--- Begin ---
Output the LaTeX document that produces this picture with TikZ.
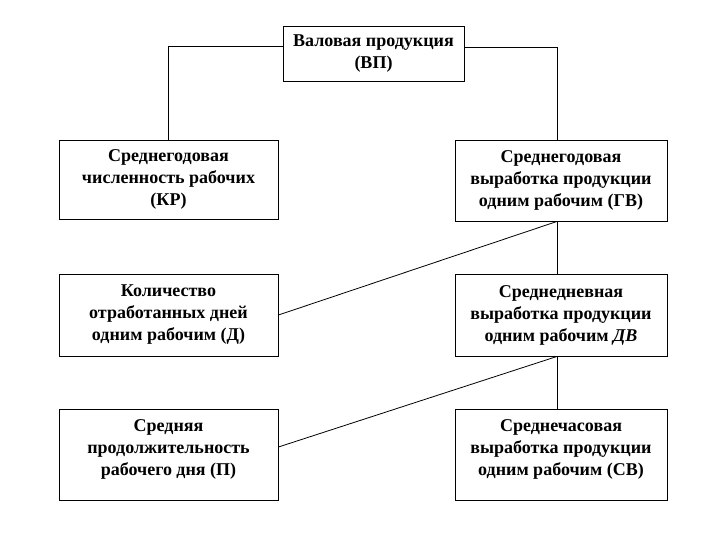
\documentclass[tikz,border=0pt]{standalone}
\usepackage{fontspec}
\setmainfont{Liberation Serif}
\begin{document}
\begin{tikzpicture}[x=1pt,y=-1pt,
  box/.style={draw, line width=0.9pt, inner sep=0pt, align=center,
    font=\fontsize{18}{22}\selectfont\bfseries},
  conn/.style={line width=0.8pt}]
\useasboundingbox (0,0) rectangle (720,540);
\node[box, minimum width=181pt, minimum height=55pt] (vp) at (373.5,53.5) {Валовая продукция\\(ВП)};
\node[box, minimum width=219pt, minimum height=79pt] (kr) at (168.5,179.5) {Среднегодовая\\численность рабочих\\(КР)};
\node[box, minimum width=212pt, minimum height=81pt] (gv) at (561,180.5) {Среднегодовая\\выработка продукции\\одним рабочим (ГВ)};
\node[box, minimum width=219pt, minimum height=82pt] (d) at (168.5,315) {Количество\\отработанных дней\\одним рабочим (Д)};
\node[box, minimum width=212pt, minimum height=82pt] (dv) at (561,315) {Среднедневная\\выработка продукции\\одним рабочим \textit{ДВ}};
\node[box, minimum width=219pt, minimum height=91pt] (p) at (168.5,454.5) {Средняя\\продолжительность\\рабочего дня (П)\\[-8pt]\mbox{}};
\node[box, minimum width=212pt, minimum height=91pt] (sv) at (561,454.5) {Среднечасовая\\выработка продукции\\одним рабочим (СВ)\\[-8pt]\mbox{}};
\coordinate (xr) at (557,0);
\coordinate (xl) at (168,0);
\draw[conn] (vp.west |- 0,46) -| (kr.north -| xl);
\draw[conn] (vp.east |- 0,47) -| (gv.north -| xr);
\draw[conn] (gv.south -| xr) -- (dv.north -| xr);
\draw[conn] (gv.south -| xr) -- (d.east |- 0,315);
\draw[conn] (dv.south -| xr) -- (sv.north -| xr);
\draw[conn] (dv.south -| xr) -- (p.east |- 0,447);
\end{tikzpicture}
\end{document}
--- End ---
> THE PROBLEM:
Transcribe the listing above verbatim. Omit the pictures.

> PROBLEM SOLUTION:
Output the LaTeX document that produces this picture with TikZ.
\documentclass[tikz,border=0pt]{standalone}
\usepackage{fontspec}
\setmainfont{Liberation Serif}
\begin{document}
\begin{tikzpicture}[x=1pt,y=-1pt,
  box/.style={draw, line width=0.9pt, inner sep=0pt, align=center,
    font=\fontsize{18}{22}\selectfont\bfseries},
  conn/.style={line width=0.8pt}]
\useasboundingbox (0,0) rectangle (720,540);
\node[box, minimum width=181pt, minimum height=55pt] (vp) at (373.5,53.5) {Валовая продукция\\(ВП)};
\node[box, minimum width=219pt, minimum height=79pt] (kr) at (168.5,179.5) {Среднегодовая\\численность рабочих\\(КР)};
\node[box, minimum width=212pt, minimum height=81pt] (gv) at (561,180.5) {Среднегодовая\\выработка продукции\\одним рабочим (ГВ)};
\node[box, minimum width=219pt, minimum height=82pt] (d) at (168.5,315) {Количество\\отработанных дней\\одним рабочим (Д)};
\node[box, minimum width=212pt, minimum height=82pt] (dv) at (561,315) {Среднедневная\\выработка продукции\\одним рабочим \textit{ДВ}};
\node[box, minimum width=219pt, minimum height=91pt] (p) at (168.5,454.5) {Средняя\\продолжительность\\рабочего дня (П)\\[-8pt]\mbox{}};
\node[box, minimum width=212pt, minimum height=91pt] (sv) at (561,454.5) {Среднечасовая\\выработка продукции\\одним рабочим (СВ)\\[-8pt]\mbox{}};
\coordinate (xr) at (557,0);
\coordinate (xl) at (168,0);
\draw[conn] (vp.west |- 0,46) -| (kr.north -| xl);
\draw[conn] (vp.east |- 0,47) -| (gv.north -| xr);
\draw[conn] (gv.south -| xr) -- (dv.north -| xr);
\draw[conn] (gv.south -| xr) -- (d.east |- 0,315);
\draw[conn] (dv.south -| xr) -- (sv.north -| xr);
\draw[conn] (dv.south -| xr) -- (p.east |- 0,447);
\end{tikzpicture}
\end{document}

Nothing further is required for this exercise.